# [Goal]
Output every line of the data exactly as it appears.

# [Source material]

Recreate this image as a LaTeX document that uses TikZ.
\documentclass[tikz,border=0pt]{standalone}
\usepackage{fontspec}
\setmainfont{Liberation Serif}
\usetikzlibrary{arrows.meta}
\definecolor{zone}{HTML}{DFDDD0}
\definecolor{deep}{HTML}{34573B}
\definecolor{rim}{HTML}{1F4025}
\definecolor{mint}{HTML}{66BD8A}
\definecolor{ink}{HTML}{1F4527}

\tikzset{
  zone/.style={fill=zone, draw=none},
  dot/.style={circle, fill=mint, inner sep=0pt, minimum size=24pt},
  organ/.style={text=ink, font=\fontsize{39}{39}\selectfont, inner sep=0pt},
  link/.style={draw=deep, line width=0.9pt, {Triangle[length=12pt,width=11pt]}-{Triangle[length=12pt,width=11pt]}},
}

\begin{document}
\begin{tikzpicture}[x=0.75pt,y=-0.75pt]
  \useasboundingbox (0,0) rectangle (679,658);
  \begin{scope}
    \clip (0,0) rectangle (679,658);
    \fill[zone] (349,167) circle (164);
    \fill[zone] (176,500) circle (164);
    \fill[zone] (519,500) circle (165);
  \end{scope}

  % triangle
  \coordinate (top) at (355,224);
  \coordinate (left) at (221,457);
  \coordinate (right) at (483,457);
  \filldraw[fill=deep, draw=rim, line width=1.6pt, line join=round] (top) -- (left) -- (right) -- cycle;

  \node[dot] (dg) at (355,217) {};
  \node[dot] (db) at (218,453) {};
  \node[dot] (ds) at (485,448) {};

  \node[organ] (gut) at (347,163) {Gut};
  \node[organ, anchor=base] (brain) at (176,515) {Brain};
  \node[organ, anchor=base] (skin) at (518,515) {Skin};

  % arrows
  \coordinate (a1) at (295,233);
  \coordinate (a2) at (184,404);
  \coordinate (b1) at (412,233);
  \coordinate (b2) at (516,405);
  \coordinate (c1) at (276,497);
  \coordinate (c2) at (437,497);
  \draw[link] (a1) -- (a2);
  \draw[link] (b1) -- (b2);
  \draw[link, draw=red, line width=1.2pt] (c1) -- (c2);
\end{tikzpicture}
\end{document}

# [Response to the exercise]
Recreate this image as a LaTeX document that uses TikZ.
\documentclass[tikz,border=0pt]{standalone}
\usepackage{fontspec}
\setmainfont{Liberation Serif}
\usetikzlibrary{arrows.meta}
\definecolor{zone}{HTML}{DFDDD0}
\definecolor{deep}{HTML}{34573B}
\definecolor{rim}{HTML}{1F4025}
\definecolor{mint}{HTML}{66BD8A}
\definecolor{ink}{HTML}{1F4527}

\tikzset{
  zone/.style={fill=zone, draw=none},
  dot/.style={circle, fill=mint, inner sep=0pt, minimum size=24pt},
  organ/.style={text=ink, font=\fontsize{39}{39}\selectfont, inner sep=0pt},
  link/.style={draw=deep, line width=0.9pt, {Triangle[length=12pt,width=11pt]}-{Triangle[length=12pt,width=11pt]}},
}

\begin{document}
\begin{tikzpicture}[x=0.75pt,y=-0.75pt]
  \useasboundingbox (0,0) rectangle (679,658);
  \begin{scope}
    \clip (0,0) rectangle (679,658);
    \fill[zone] (349,167) circle (164);
    \fill[zone] (176,500) circle (164);
    \fill[zone] (519,500) circle (165);
  \end{scope}

  % triangle
  \coordinate (top) at (355,224);
  \coordinate (left) at (221,457);
  \coordinate (right) at (483,457);
  \filldraw[fill=deep, draw=rim, line width=1.6pt, line join=round] (top) -- (left) -- (right) -- cycle;

  \node[dot] (dg) at (355,217) {};
  \node[dot] (db) at (218,453) {};
  \node[dot] (ds) at (485,448) {};

  \node[organ] (gut) at (347,163) {Gut};
  \node[organ, anchor=base] (brain) at (176,515) {Brain};
  \node[organ, anchor=base] (skin) at (518,515) {Skin};

  % arrows
  \coordinate (a1) at (295,233);
  \coordinate (a2) at (184,404);
  \coordinate (b1) at (412,233);
  \coordinate (b2) at (516,405);
  \coordinate (c1) at (276,497);
  \coordinate (c2) at (437,497);
  \draw[link] (a1) -- (a2);
  \draw[link] (b1) -- (b2);
  \draw[link, draw=red, line width=1.2pt] (c1) -- (c2);
\end{tikzpicture}
\end{document}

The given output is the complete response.